- _Problem details_: Quote the data exactly, first line to the line containing "aylik_range = [-0.5, 3.0]", with no pictures.

Begin

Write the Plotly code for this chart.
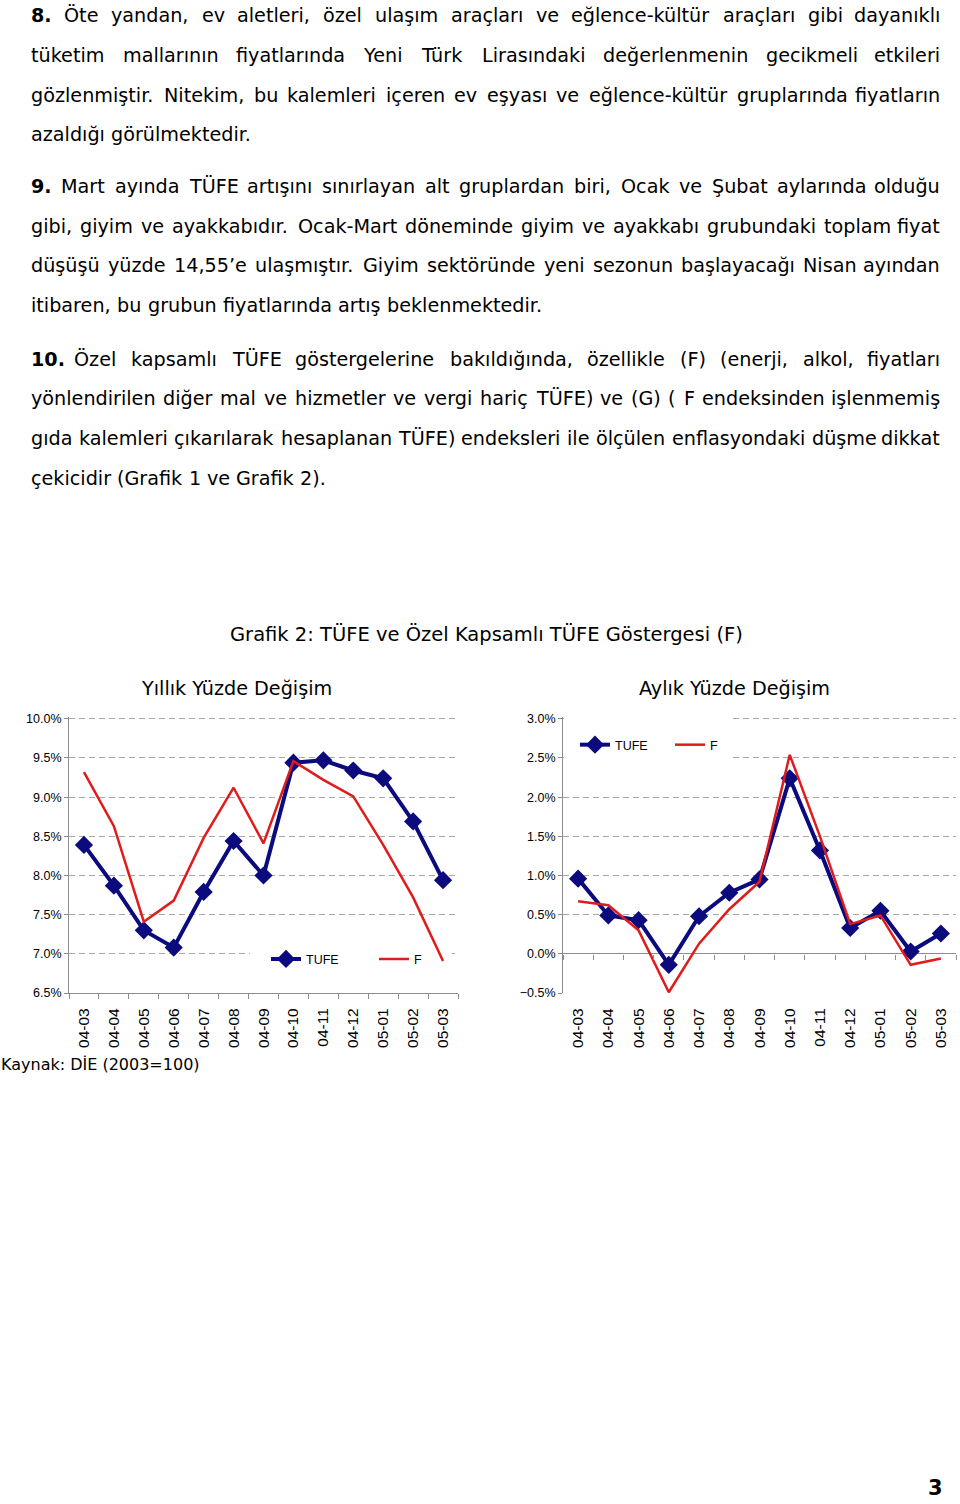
import plotly.graph_objects as go

# ---------------- data ----------------
months = ['04-03', '04-04', '04-05', '04-06', '04-07', '04-08', '04-09',
          '04-10', '04-11', '04-12', '05-01', '05-02', '05-03']
tufe_yillik = [8.39, 7.87, 7.30, 7.08, 7.79, 8.44, 8.00, 9.44, 9.47, 9.34, 9.24, 8.69, 7.94]
f_yillik = [9.32, 8.63, 7.41, 7.68, 8.48, 9.12, 8.41, 9.46, 9.22, 9.01, 8.39, 7.72, 6.91]
tufe_aylik = [0.96, 0.49, 0.43, -0.14, 0.48, 0.78, 0.95, 2.24, 1.32, 0.33, 0.55, 0.03, 0.26]
f_aylik = [0.67, 0.62, 0.30, -0.49, 0.13, 0.57, 0.92, 2.54, 1.50, 0.38, 0.49, -0.14, -0.06]
series_names = ['TUFE', 'F']
yillik_range = [6.5, 10.0]
aylik_range = [-0.5, 3.0]

main_title = 'Grafik 2: TÜFE ve Özel Kapsamlı TÜFE Göstergesi (F)'
left_title = 'Yıllık Yüzde Değişim'
right_title = 'Aylık Yüzde Değişim'
source_text = 'Kaynak: DİE (2003=100)'
page_no = '3'

para8 = ['8. Öte yandan, ev aletleri, özel ulaşım araçları ve eğlence-kültür araçları gibi dayanıklı',
         'tüketim mallarının fiyatlarında Yeni Türk Lirasındaki değerlenmenin gecikmeli etkileri',
         'gözlenmiştir. Nitekim, bu kalemleri içeren ev eşyası ve eğlence-kültür gruplarında fiyatların',
         'azaldığı görülmektedir.']
para9 = ['9. Mart ayında TÜFE artışını sınırlayan alt gruplardan biri, Ocak ve Şubat aylarında olduğu',
         'gibi, giyim ve ayakkabıdır. Ocak-Mart döneminde giyim ve ayakkabı grubundaki toplam fiyat',
         'düşüşü yüzde 14,55’e ulaşmıştır. Giyim sektöründe yeni sezonun başlayacağı Nisan ayından',
         'itibaren, bu grubun fiyatlarında artış beklenmektedir.']
para10 = ['10. Özel kapsamlı TÜFE göstergelerine bakıldığında, özellikle (F) (enerji, alkol, fiyatları',
          'yönlendirilen diğer mal ve hizmetler ve vergi hariç TÜFE) ve (G) ( F endeksinden işlenmemiş',
          'gıda kalemleri çıkarılarak hesaplanan TÜFE) endeksleri ile ölçülen enflasyondaki düşme dikkat',
          'çekicidir (Grafik 1 ve Grafik 2).']

# ---------------- styles ----------------
W_PX, H_PX = 960, 1504
NAVY = '#0b0b7d'
RED = '#e01b1b'
GRID = '#a8a8a8'
AXIS = '#8c8c8c'
BODY_FONT = 'DejaVu Sans, Verdana, sans-serif'
CHART_FONT = 'Liberation Sans, Arial, sans-serif'
BODY_SIZE = 19.2

# DejaVu Sans advance widths (units of 2048/em) used to justify text
_W = {' ': 651, 'a': 1255, 'b': 1300, 'c': 1126, 'd': 1300, 'e': 1260, 'f': 721, 'g': 1300,
      'h': 1298, 'i': 569, 'j': 569, 'k': 1186, 'l': 569, 'm': 1995, 'n': 1298, 'o': 1253,
      'p': 1300, 'q': 1300, 'r': 842, 's': 1067, 't': 803, 'u': 1298, 'v': 1212, 'w': 1675,
      'x': 1212, 'y': 1212, 'z': 1075, 'A': 1401, 'B': 1405, 'C': 1430, 'D': 1577, 'E': 1294,
      'F': 1178, 'G': 1587, 'H': 1540, 'I': 604, 'J': 604, 'K': 1343, 'L': 1141, 'M': 1767,
      'N': 1532, 'O': 1612, 'P': 1235, 'Q': 1612, 'R': 1423, 'S': 1300, 'T': 1251, 'U': 1499,
      'V': 1401, 'W': 2025, 'X': 1403, 'Y': 1251, 'Z': 1403, '.': 651, ',': 651, '-': 739,
      '(': 799, ')': 799, ':': 690, '’': 651, "'": 563, '=': 1716, '%': 1946}
for _d in '0123456789':
    _W[_d] = 1303
_ACC = {'ö': 'o', 'ü': 'u', 'ş': 's', 'ç': 'c', 'ğ': 'g', 'ı': 'i', 'İ': 'I', 'Ö': 'O',
        'Ü': 'U', 'Ş': 'S', 'Ç': 'C', 'Ğ': 'G'}


def text_width(s, size, bold=False):
    tot = 0
    for ch in s:
        ch = _ACC.get(ch, ch)
        if bold:
            tot += 1425 if ch.isdigit() else (780 if ch == '.' else _W.get(ch, 1250) * 1.1)
        else:
            tot += _W.get(ch, 1250)
    return tot / 2048 * size


annotations = []


def add_text(txt, x, y, size=BODY_SIZE, anchor='left', bold=False, family=BODY_FONT):
    annotations.append(dict(
        text=('<b>%s</b>' % txt) if bold else txt, x=x / W_PX, y=1 - y / H_PX,
        xref='paper', yref='paper', xanchor=anchor, yanchor='middle', showarrow=False,
        font=dict(family=family, size=size, color='black'), borderpad=0))


LEFT, RIGHT = 30, 941


def add_paragraph(lines, y0, first_gap=None):
    for li, line in enumerate(lines):
        y = y0 + 40 * li
        words = line.split(' ')
        bolds = [li == 0 and wi == 0 for wi in range(len(words))]
        widths = [text_width(w, BODY_SIZE, b) for w, b in zip(words, bolds)]
        if li == len(lines) - 1:
            gap = text_width(' ', BODY_SIZE)
            x = LEFT
            for w, b, wd in zip(words, bolds, widths):
                add_text(w, x, y, bold=b)
                x += wd + gap
            continue
        if first_gap is not None and li == 0:
            gap = (RIGHT - LEFT - sum(widths) - first_gap) / (len(words) - 2)
            gaps = [first_gap] + [gap] * (len(words) - 2)
        else:
            gap = (RIGHT - LEFT - sum(widths)) / (len(words) - 1)
            gaps = [gap] * (len(words) - 1)
        x = LEFT
        for wi, (w, b, wd) in enumerate(zip(words, bolds, widths)):
            if wi == len(words) - 1:
                add_text(w, RIGHT, y, anchor='right', bold=b)
            else:
                add_text(w, x, y, bold=b)
                x += wd + gaps[wi]


add_paragraph(para8, 11)
add_paragraph(para9, 183)
add_paragraph(para10, 357, first_gap=9)

add_text(main_title, 486, 635, size=19.5, anchor='center')
add_text(left_title, 236, 689, anchor='center')
add_text(right_title, 734, 689, anchor='center')
add_text(source_text, 0, 1068, size=16, anchor='left')
add_text(page_no, 935, 1495, size=21, anchor='center', bold=True)

# ---------------- figure ----------------
fig = go.Figure()
fig.add_trace(go.Scatter(x=months, y=tufe_yillik, name=series_names[0], xaxis='x', yaxis='y',
                         mode='lines+markers', line=dict(color=NAVY, width=4),
                         marker=dict(symbol='diamond', size=14, color=NAVY), legend='legend'))
fig.add_trace(go.Scatter(x=months, y=f_yillik, name=series_names[1], xaxis='x', yaxis='y',
                         mode='lines', line=dict(color=RED, width=2.5), legend='legend'))
fig.add_trace(go.Scatter(x=months, y=tufe_aylik, name=series_names[0], xaxis='x2', yaxis='y2',
                         mode='lines+markers', line=dict(color=NAVY, width=4),
                         marker=dict(symbol='diamond', size=14, color=NAVY), legend='legend2'))
fig.add_trace(go.Scatter(x=months, y=f_aylik, name=series_names[1], xaxis='x2', yaxis='y2',
                         mode='lines', line=dict(color=RED, width=2.5), legend='legend2'))
# empty trace so that the overlay axis carrying the tick marks on the 0% line has a subplot
fig.add_trace(go.Scatter(x=[], y=[], xaxis='x3', yaxis='y2', showlegend=False, hoverinfo='skip'))

# plot area in pixels; extend range a hair above the top gridline so it is drawn
TOP_PX, BOT_PX = 719.5, 996.0
PAD = 0.02
pix_per_unit = (BOT_PX - TOP_PX) / 3.5
top_dom_px = TOP_PX - PAD * pix_per_unit
y_dom = [1 - BOT_PX / H_PX, 1 - top_dom_px / H_PX]
xl_dom = [69 / W_PX, 458 / W_PX]
xr_dom = [563 / W_PX, 956 / W_PX]

common_x = dict(type='category', range=[-0.5, 12.5], tickangle=-90, showgrid=False,
                tickfont=dict(family=CHART_FONT, size=15.5, color='black'), zeroline=False)
common_y = dict(dtick=0.5, tickformat='.1f', ticksuffix='%', showgrid=True, gridcolor=GRID,
                gridwidth=1, griddash='6px,4px', showline=True, linecolor=AXIS, linewidth=1,
                ticks='outside', ticklen=4, tickcolor=AXIS,
                tickfont=dict(family=CHART_FONT, size=12.5, color='black'))

yr = [aylik_range[0], aylik_range[1] + PAD]
zero_pos = y_dom[0] + (0 - yr[0]) / (yr[1] - yr[0]) * (y_dom[1] - y_dom[0])

fig.update_layout(
    width=W_PX, height=H_PX, margin=dict(l=0, r=0, t=0, b=0),
    paper_bgcolor='white', plot_bgcolor='white',
    xaxis=dict(common_x, domain=xl_dom, anchor='y', showline=True, linecolor=AXIS,
               ticks='outside', tickson='boundaries', ticklen=5, tickcolor=AXIS,
               ticklabelstandoff=8),
    yaxis=dict(common_y, domain=y_dom, anchor='x', range=[yillik_range[0], yillik_range[1] + PAD],
               tick0=6.5, zeroline=False),
    xaxis2=dict(common_x, domain=xr_dom, anchor='y2', showline=False,
                ticks='outside', ticklen=5, tickcolor='rgba(0,0,0,0)', ticklabelstandoff=3),
    yaxis2=dict(common_y, domain=y_dom, anchor='x2', range=yr, tick0=0,
                zeroline=True, zerolinecolor=AXIS, zerolinewidth=1),
    xaxis3=dict(overlaying='x2', anchor='free', position=zero_pos, range=[-0.5, 12.5],
                tickmode='array', tickvals=[i - 0.5 for i in range(len(months) + 1)],
                ticktext=[''] * (len(months) + 1), ticks='outside', ticklen=5, tickcolor=AXIS,
                showline=False, showgrid=False, zeroline=False, showticklabels=False),
    legend=dict(orientation='h', x=266 / W_PX, y=1 - 962 / H_PX, xanchor='left', yanchor='middle',
                bgcolor='rgba(0,0,0,0)', font=dict(family=CHART_FONT, size=12.5, color='black'),
                entrywidth=63, itemwidth=30),
    legend2=dict(orientation='h', x=575 / W_PX, y=1 - 746 / H_PX, xanchor='left', yanchor='middle',
                 bgcolor='rgba(0,0,0,0)', font=dict(family=CHART_FONT, size=12.5, color='black'),
                 entrywidth=50, itemwidth=30),
    annotations=annotations,
    shapes=[
        # white patches hiding the gridlines behind the legends (above grid, below traces)
        dict(type='rect', xref='x2', yref='y2', x0=-0.47, x1=5.0, y0=2.2, y1=3.2,
             fillcolor='white', line=dict(width=0), layer='between'),
        dict(type='rect', xref='x', yref='y', x0=5.55, x1=12.3, y0=6.78, y1=7.15,
             fillcolor='white', line=dict(width=0), layer='between'),
    ],
)

fig.write_html('out.html', config={'displayModeBar': False},
               post_script="document.body.style.margin='0px';document.body.style.overflow='hidden';")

End

- _Output below_:
Write the Plotly code for this chart.
import plotly.graph_objects as go

# ---------------- data ----------------
months = ['04-03', '04-04', '04-05', '04-06', '04-07', '04-08', '04-09',
          '04-10', '04-11', '04-12', '05-01', '05-02', '05-03']
tufe_yillik = [8.39, 7.87, 7.30, 7.08, 7.79, 8.44, 8.00, 9.44, 9.47, 9.34, 9.24, 8.69, 7.94]
f_yillik = [9.32, 8.63, 7.41, 7.68, 8.48, 9.12, 8.41, 9.46, 9.22, 9.01, 8.39, 7.72, 6.91]
tufe_aylik = [0.96, 0.49, 0.43, -0.14, 0.48, 0.78, 0.95, 2.24, 1.32, 0.33, 0.55, 0.03, 0.26]
f_aylik = [0.67, 0.62, 0.30, -0.49, 0.13, 0.57, 0.92, 2.54, 1.50, 0.38, 0.49, -0.14, -0.06]
series_names = ['TUFE', 'F']
yillik_range = [6.5, 10.0]
aylik_range = [-0.5, 3.0]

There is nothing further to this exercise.